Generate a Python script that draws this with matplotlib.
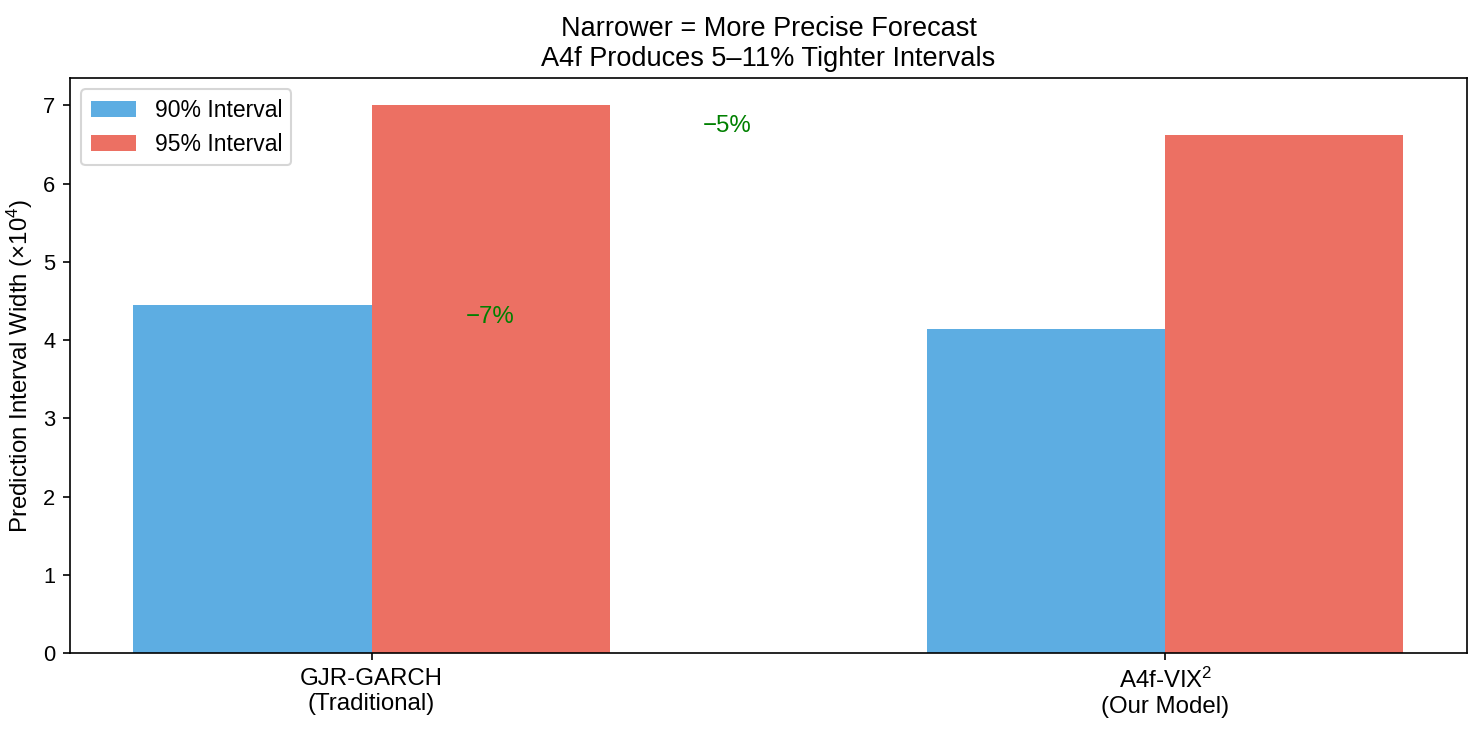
import matplotlib
matplotlib.use("Agg")
import matplotlib.pyplot as plt
import numpy as np

plt.rcParams['font.family'] = ['Liberation Sans', 'DejaVu Sans']
plt.rcParams['mathtext.fontset'] = 'custom'
plt.rcParams['mathtext.rm'] = 'Liberation Sans'
plt.rcParams['mathtext.it'] = 'Liberation Sans:italic'

# data
models = ["GJR-GARCH\n(Traditional)", "A4f-VIX$^2$\n(Our Model)"]
width_90 = [4.445, 4.138]
width_95 = [7.00, 6.616]
series_names = ["90% Interval", "95% Interval"]
pct_labels = ["\u22127%", "\u22125%"]
pct_x = [0.149, 0.448]
pct_y = [4.30, 6.74]

fig, ax = plt.subplots(figsize=(1483 / 150, 732 / 150), dpi=150)
fig.subplots_adjust(left=0.0472, right=0.9892, bottom=0.1079, top=0.8934)

x = np.arange(len(models))
bw = 0.3
ax.bar(x - bw / 2, width_90, bw, color="#5DADE2", label=series_names[0])
ax.bar(x + bw / 2, width_95, bw, color="#EC7063", label=series_names[1])

# reduction labels
for lbl, px, py in zip(pct_labels, pct_x, pct_y):
    ax.text(px, py, lbl, color="green", fontsize=11.5, ha="center", va="center")

ax.set_xticks(x)
ax.set_xticklabels(models, fontsize=11.5)
ax.tick_params(axis="y", labelsize=10.5)
ax.set_ylabel("Prediction Interval Width (×10$^4$)", fontsize=11.5)
ax.set_title("Narrower = More Precise Forecast\nA4f Produces 5\u201311% Tighter Intervals", fontsize=13)
ax.legend(loc="upper left", fontsize=11)

fig.savefig("out.png", dpi=150)
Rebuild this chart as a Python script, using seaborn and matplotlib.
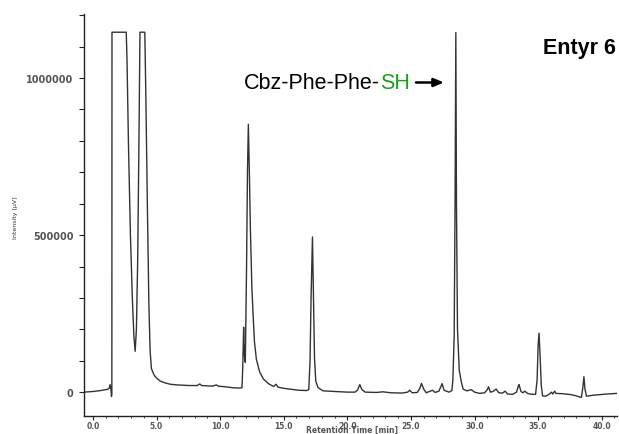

● ● ● ● ●

▶ **Objective**: Copy all the data exactly as written, but skip any picture.

▶ **Full output**:
Generate a Python script that draws this with matplotlib.
import matplotlib
matplotlib.use("Agg")
import matplotlib.pyplot as plt
import numpy as np

plt.rcParams['font.family'] = ['Liberation Sans', 'DejaVu Sans']
plt.rcParams['mathtext.fontset'] = 'custom'
plt.rcParams['mathtext.rm'] = 'Liberation Sans'
plt.rcParams['mathtext.it'] = 'Liberation Sans:italic'

# data
models = ["GJR-GARCH\n(Traditional)", "A4f-VIX$^2$\n(Our Model)"]
width_90 = [4.445, 4.138]
width_95 = [7.00, 6.616]
series_names = ["90% Interval", "95% Interval"]
pct_labels = ["\u22127%", "\u22125%"]
pct_x = [0.149, 0.448]
pct_y = [4.30, 6.74]

fig, ax = plt.subplots(figsize=(1483 / 150, 732 / 150), dpi=150)
fig.subplots_adjust(left=0.0472, right=0.9892, bottom=0.1079, top=0.8934)

x = np.arange(len(models))
bw = 0.3
ax.bar(x - bw / 2, width_90, bw, color="#5DADE2", label=series_names[0])
ax.bar(x + bw / 2, width_95, bw, color="#EC7063", label=series_names[1])

# reduction labels
for lbl, px, py in zip(pct_labels, pct_x, pct_y):
    ax.text(px, py, lbl, color="green", fontsize=11.5, ha="center", va="center")

ax.set_xticks(x)
ax.set_xticklabels(models, fontsize=11.5)
ax.tick_params(axis="y", labelsize=10.5)
ax.set_ylabel("Prediction Interval Width (×10$^4$)", fontsize=11.5)
ax.set_title("Narrower = More Precise Forecast\nA4f Produces 5\u201311% Tighter Intervals", fontsize=13)
ax.legend(loc="upper left", fontsize=11)

fig.savefig("out.png", dpi=150)
Rebuild this chart as a Python script, using seaborn and matplotlib.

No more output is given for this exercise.